Restaurant menu pricing should start with cost, but it should not end there. A menu price has to cover ingredients, labor, overhead, taxes, fees, waste, and profit while still making sense to the guest.
The best menu prices balance food cost percentage, gross profit dollars, customer value, sales volume, prep complexity, and the role each item plays on the menu.
Basic menu pricing formula
A common restaurant menu pricing formula is to divide cost per serving by the target food cost percentage.
Suggested menu price = cost per serving ÷ target food cost percentage
If an item costs $3.60 and the target food cost is 30%, the suggested menu price is $12.00.
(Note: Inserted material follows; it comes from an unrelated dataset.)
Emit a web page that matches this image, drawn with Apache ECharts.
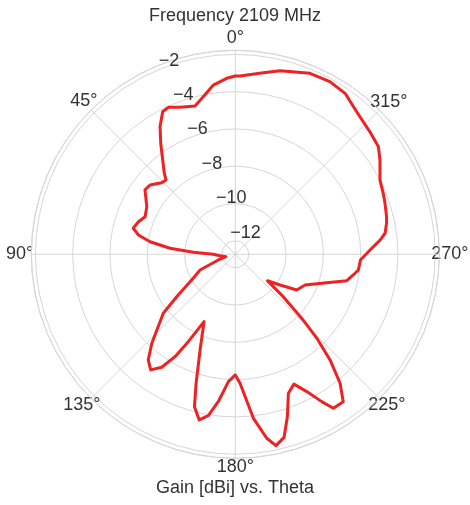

Example menu pricing calculation
If a pasta dish costs $4.25 in ingredients and your target food cost is 28%, the suggested menu price is about $15.18. You may round that to $15.49, $15.95, or $15.99 depending on your market, brand, and menu pricing style.
What the formula misses
The formula does not know your brand, competition, portion size, guest expectations, delivery mix, labor intensity, prep time, or whether an item drives add-on sales. Use the formula as a starting point, then apply operator judgment.
Some items can carry a higher food cost if they create strong gross profit dollars or bring customers back. Other items need a lower food cost because they require extra labor, packaging, prep time, or service attention.
Menu pricing checklist
- Cost the item using real invoice prices.
- Check portion size during busy shifts, not just during testing.
- Include sauce, garnish, sides, packaging, cups, containers, and disposables.
- Compare dine-in, takeout, and delivery economics.
- Review competitor pricing, but do not blindly copy it.
- Look at gross profit dollars, not just food cost percentage.
- Review whether the item helps increase average ticket or repeat visits.
Common menu pricing mistakes
- Using old recipe costs after vendor prices have changed.
- Pricing based only on competitors instead of actual cost structure.
- Ignoring packaging, delivery commissions, discounts, and merchant fees.
- Using the same food cost target for every menu item.
- Forgetting that labor-heavy items may need more margin.
When should restaurants update menu prices?
Restaurants should review menu prices whenever major ingredient costs change, when labor rates change, when delivery fees change, or when menu mix shifts. High-volume items should be watched closely because small cost increases can add up quickly.
Menu pricing FAQ
How do you calculate a restaurant menu price?
A common method is to divide cost per serving by your target food cost percentage. For example, a $3.60 cost at a 30% target food cost gives a suggested price of $12.00.
Should menu pricing include labor?
Food-cost pricing starts with ingredient cost, but labor should influence the final price. Items that require more prep, skill, service time, or packaging may need a higher price than the formula alone suggests.
Should I copy competitor prices?
No. Competitor prices can provide market context, but your rent, labor, vendor pricing, portion size, service style, and brand may be different. Use competitor pricing as a reference, not the final answer.
Is food cost percentage the only thing that matters?
No. Gross profit dollars, sales volume, labor, menu mix, customer value, and operational complexity all matter when pricing menu items.